Joyce Hope-Suskind: Celebration (2015)
Our journey through the solo flute music of these women of New York comes to an end with Joyce Hope-Suskind’s Celebration. It is an intermediate-level work, short yet tightly-packed with Baroque-era development. A remarkable amount of development for such a short work, in fact. The first half is fairly moderate in tempo, but halfway through it accelerates and builds to a short cadenza with more than hints of Mozart.
Celebration opens with a stately theme, not too fast, with lots of opportunity to dig into the tone.
From Hope-Suskind:
Celebration was inspired by the first Women’s March which took place in New York City in August of 1970. The feminist movement had been re-awakened after lying dormant for almost fifty years.
I chose the baroque style because it lends itself to emotional expression on several levels. It combines dignity with vitality and power. The minor key gives a hint of pain but without sentimentality. Rapid runs portray the excitement and joy of this rebirth of feminism.

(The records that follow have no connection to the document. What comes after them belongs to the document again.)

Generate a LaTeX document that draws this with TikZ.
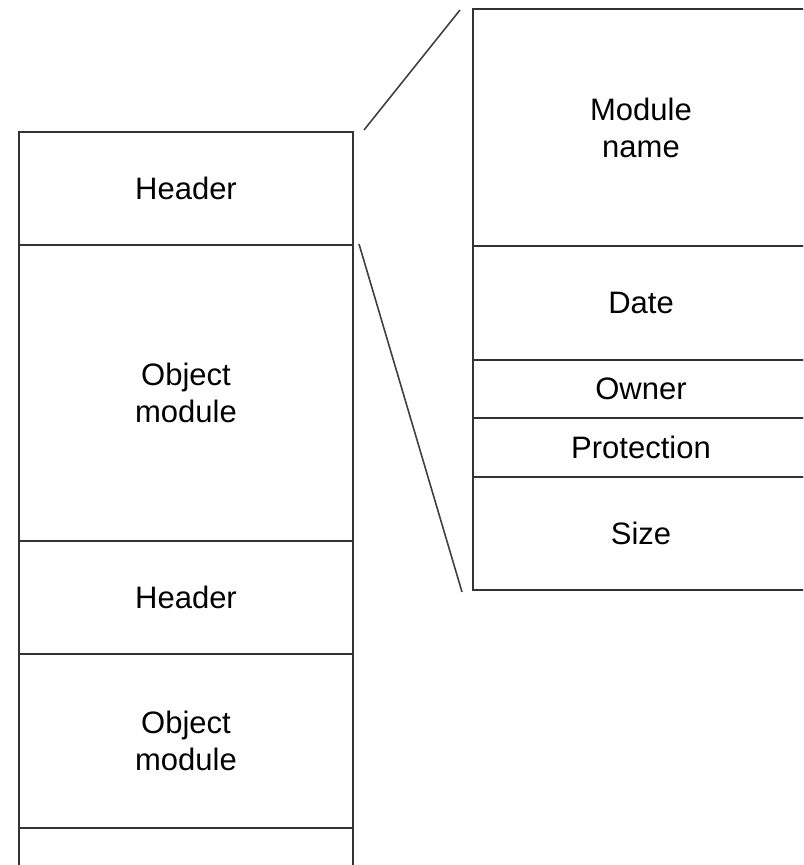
\documentclass[tikz,border=0pt]{standalone}
\usepackage{fontspec}
\setmainfont{Liberation Sans}

\begin{document}
\begin{tikzpicture}[x=0.5pt, y=-0.5pt,
  cell/.style={rectangle, draw=black!80, line width=1pt, inner sep=0pt,
    align=center, font=\fontsize{15.5}{18.5}\selectfont},
  link/.style={draw=black!75, line width=0.8pt}]
  \useasboundingbox (0, 0) rectangle (803, 865);
  \clip (0, 0) rectangle (803, 865);

  % left column
  \node[cell, minimum width=167pt, minimum height=56.5pt] (h1) at (186, 188.5) {Header};
  \node[cell, minimum width=167pt, minimum height=148pt] (m1) at (186, 393) {Object\\module};
  \node[cell, minimum width=167pt, minimum height=56.5pt] (h2) at (186, 597.5) {Header};
  \node[cell, minimum width=167pt, minimum height=87pt] (m2) at (186, 741) {Object\\module};
  \node[cell, minimum width=167pt, minimum height=50pt] (m3) at (186, 878) {};

  % right column
  \node[cell, minimum width=168pt, minimum height=118.5pt] (name) at (641, 127.5) {Module\\name};
  \node[cell, minimum width=168pt, minimum height=57pt] (date) at (641, 303) {Date};
  \node[cell, minimum width=168pt, minimum height=29pt] (owner) at (641, 389) {Owner};
  \node[cell, minimum width=168pt, minimum height=29.5pt] (prot) at (641, 447.5) {Protection};
  \node[cell, minimum width=168pt, minimum height=56.5pt] (size) at (641, 533.5) {Size};

  \draw[link] ([shift={(10, -1)}]h1.north east) -- ([shift={(-12, 2)}]name.north west);
  \draw[link] ([shift={(5, -2)}]h1.south east) -- ([shift={(-10, 1)}]size.south west);
\end{tikzpicture}
\end{document}
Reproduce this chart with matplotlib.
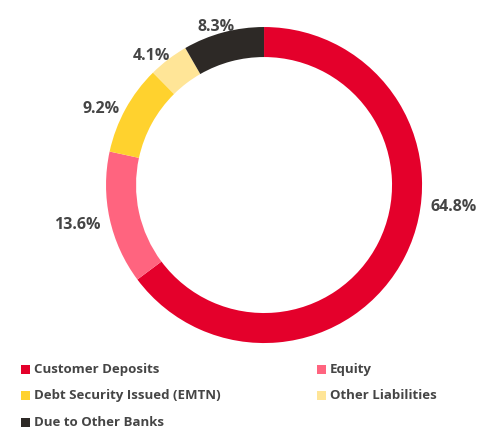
import numpy as np
import matplotlib.pyplot as plt
from matplotlib.patches import Rectangle
from matplotlib.transforms import offset_copy

labels = ['Customer Deposits', 'Equity', 'Debt Security Issued (EMTN)',
          'Other Liabilities', 'Due to Other Banks']
shares = [64.8, 13.6, 9.2, 4.1, 8.3]
colors = ['#E4002B', '#FF647F', '#FFD22E', '#FFE597', '#2D2926']

plt.rcParams['font.family'] = ['Open Sans', 'DejaVu Sans']
text_col = '#454545'

fig = plt.figure(figsize=(4.87, 4.29), dpi=100)
ax = fig.add_axes([0, 0, 1, 1])

wedges, _ = ax.pie(shares, colors=colors, startangle=90, counterclock=False,
                   radius=1.0, wedgeprops=dict(width=0.19, linewidth=0))
ax.set_xlim(-1.671, 1.411)
ax.set_ylim(-1.544, 1.171)
ax.set_aspect('auto')
ax.axis('off')

renderer = fig.canvas.get_renderer()

# data labels just outside the ring (the big one was dragged in the original)
for i, (w, v) in enumerate(zip(wedges, shares)):
    deg = (w.theta1 + w.theta2) / 2
    if i == 0:
        deg = -6
    ang = np.deg2rad(deg)
    r = 1.06
    x, y = r * np.cos(ang), r * np.sin(ang)
    t = ax.text(x, y, f'{v:.1f}%', ha='center', va='center', fontsize=11.5,
                fontweight='bold', color=text_col)
    half_w = t.get_window_extent(renderer).width / 2 * 72 / fig.dpi
    t.set_transform(offset_copy(ax.transData, fig=fig,
                                x=half_w * np.cos(ang), y=-3, units='points'))

# legend, two columns, row-major
for i, (lab, c) in enumerate(zip(labels, colors)):
    row, col = i // 2, i % 2
    x0 = 21 / 487 + col * 296 / 487
    y0 = 1 - (369 + row * 26.5) / 429
    fig.patches.append(Rectangle((x0, y0 - 4.5 / 429), 9 / 487, 9 / 429,
                                 transform=fig.transFigure, color=c, lw=0))
    fig.text(x0 + 13 / 487, y0, lab, ha='left', va='center', fontsize=9.5,
             fontweight='bold', color=text_col)

fig.savefig('out.png', dpi=100)
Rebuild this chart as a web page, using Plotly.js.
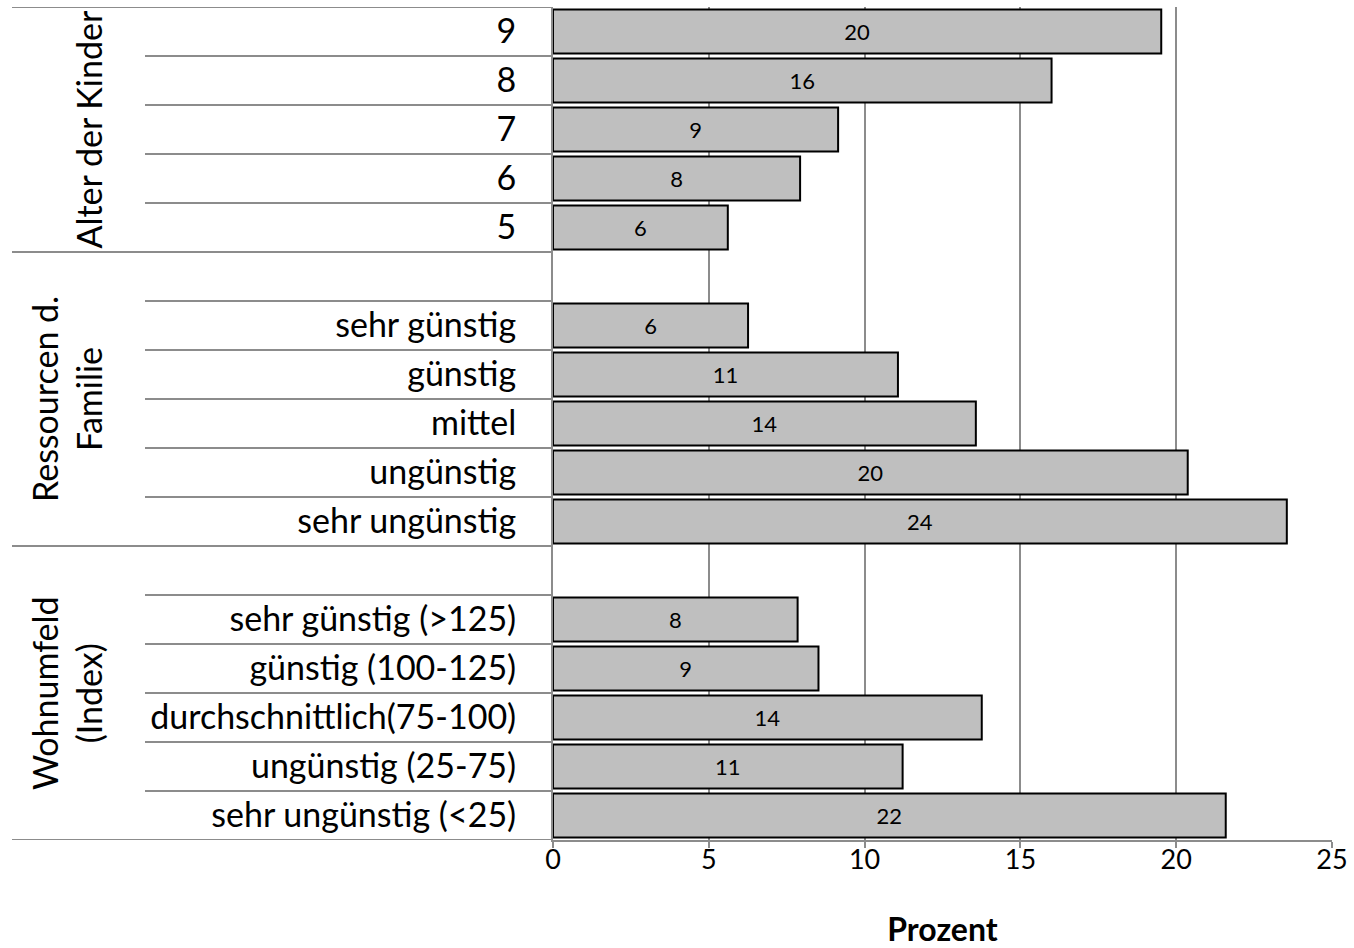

Smooth harmonic development in the lead-up to the cadenza, matched with idiomatic technical shapes for the flute.
More Anthologies from ACA
Flute Music of New York is the latest solo flute anthology from American Composers Alliance, which began creating collections from archival and new material in 2020 with Flute Works by American Composers. Last year, in 2021, ACA created two flute collections; the anthology Kokû: Twelve Contemporary Solos, with a focus on extended flute and compositional techniques, and Lee Gannon: Music for Flute, which contains all flute works and etudes from the AIDS-casualty composer.